Le mariage et l’adoption, remparts des religions
Derrière cette question du mariage se trouve bien évidemment celle de l’adoption par des couples homosexuels, aujourd’hui soutenue par 50% des Français. Au regard des manifestions qui se déroulent depuis plusieurs semaines, il apparait clairement que le mariage est perçu comme le verrou de la boite de Pandore, celui des valeurs. Celui qui doit réserver à ceux qui naturellement peuvent donner la vie, le nom et le droit au mariage. De plus, dans un contexte de regain des tensions religieuses dans le pays, les croyants de France, qu’ils soient catholiques, juifs ou musulmans refusent de voir leur influence remise en question à l’occasion de ce débat.

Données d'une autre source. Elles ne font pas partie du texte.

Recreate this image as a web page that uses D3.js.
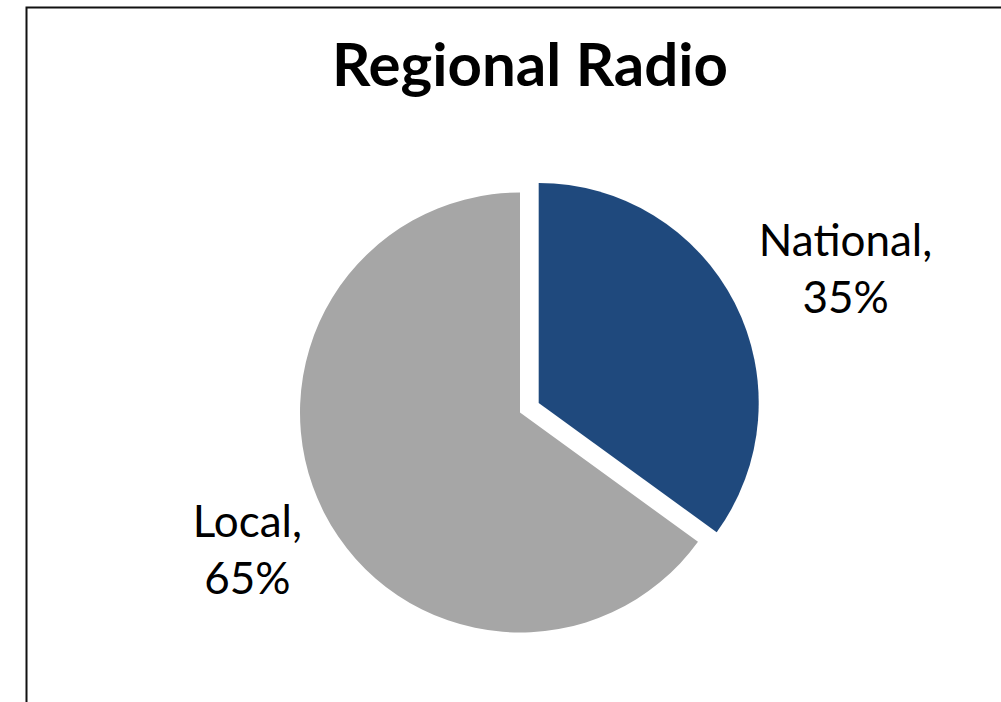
<!DOCTYPE html>
<html>
<head>
<meta charset="utf-8">
<script src="https://cdn.jsdelivr.net/npm/d3@7"></script>
<style>
  html, body { margin: 0; padding: 0; background: #fff; }
  svg { display: block; }
</style>
</head>
<body>
<svg id="chart" width="1001" height="702"></svg>
<script>
// Share of regional radio listening
const categories = ["National", "Local"];
const shares = [35, 65];
const colors = ["#1F497D", "#A6A6A6"];
const chartTitle = "Regional Radio";

const W = 1001, H = 702;
const svg = d3.select("#chart");

// chart frame (right and bottom edges run off the page)
svg.append("rect")
  .attr("x", 26.5).attr("y", 7.5)
  .attr("width", W + 20).attr("height", H + 20)
  .attr("fill", "#fff")
  .attr("stroke", "#111").attr("stroke-width", 2);

svg.append("text")
  .attr("x", 530).attr("y", 86)
  .attr("text-anchor", "middle")
  .attr("font-family", "Lato, 'Open Sans', sans-serif")
  .attr("font-weight", "bold")
  .attr("font-size", 60)
  .attr("fill", "#000")
  .text(chartTitle);

const cx = 520, cy = 412.5, radius = 220;
const explode = [21, 0];   // National slice pulled out

const pie = d3.pie().sort(null).value(d => d.value)
  .startAngle(0).endAngle(2 * Math.PI);
const data = categories.map((c, i) => ({ name: c, value: shares[i], color: colors[i], explode: explode[i] }));
const arcs = pie(data);
const arc = d3.arc().innerRadius(0).outerRadius(radius);

const g = svg.append("g").attr("transform", `translate(${cx},${cy})`);

g.selectAll("path.slice")
  .data(arcs)
  .join("path")
  .attr("class", "slice")
  .attr("d", arc)
  .attr("fill", d => d.data.color)
  .attr("transform", d => {
    const mid = (d.startAngle + d.endAngle) / 2;
    const o = d.data.explode;
    return `translate(${o * Math.sin(mid)},${-o * Math.cos(mid)})`;
  });

// data labels placed outside each slice
const labelPlace = [{ dAngle: 3.5, r: 355 }, { dAngle: 0, r: 306 }];
const lineGap = 57;

const labels = g.selectAll("g.label")
  .data(arcs)
  .join("g")
  .attr("class", "label")
  .attr("transform", (d, i) => {
    const mid = (d.startAngle + d.endAngle) / 2 + labelPlace[i].dAngle * Math.PI / 180;
    const R = labelPlace[i].r;
    return `translate(${R * Math.sin(mid)},${-R * Math.cos(mid)})`;
  });

labels.append("text")
  .attr("text-anchor", "middle")
  .attr("font-family", "Lato, 'Open Sans', sans-serif")
  .attr("font-size", 44)
  .attr("fill", "#000")
  .selectAll("tspan")
  .data(d => [d.data.name + ",", d.data.value + "%"])
  .join("tspan")
  .attr("x", 0)
  .attr("y", (t, j) => -lineGap / 2 + 14 + j * lineGap)
  .text(t => t);
</script>
</body>
</html>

Un contexte qui ne manque pas de provoquer des prises de paroles parfois extrémistes de la part de haut dignitaires religieux.
Après le temps du débat sur le principe du mariage et de l’adoption par les couples homosexuels (qui représentent 5 à 10% de la population), vient aujourd’hui celui du débat et de la prise de position selon le camp politique. L’UMP et les deux prétendants à la présidence du parti se sont accordés sur un refus de ce type d’union lors du récent débat télévisé. Engagé dans un combat qui ne concerne que les sympathisants de droite (dont 31% sont favorables au mariage homosexuel), tous les deux ont clairement pris une position ferme afin de se prémunir contre certaines fuites.
Alors que devrait s’ouvrir dans les prochains jours un débat de société qui s’annonce très âpre, le gouvernement veut tenir bon et démontrer qu’il est en mesure, non seulement de faire aboutir un texte majeur, mais aussi de rompre avec la spirale négative dans laquelle il semble pris. Espérons que ce sujet, qui devrait passionner l’opinion, sera bien la fin et non le moyen d’un autre combat, plus politique celui-là.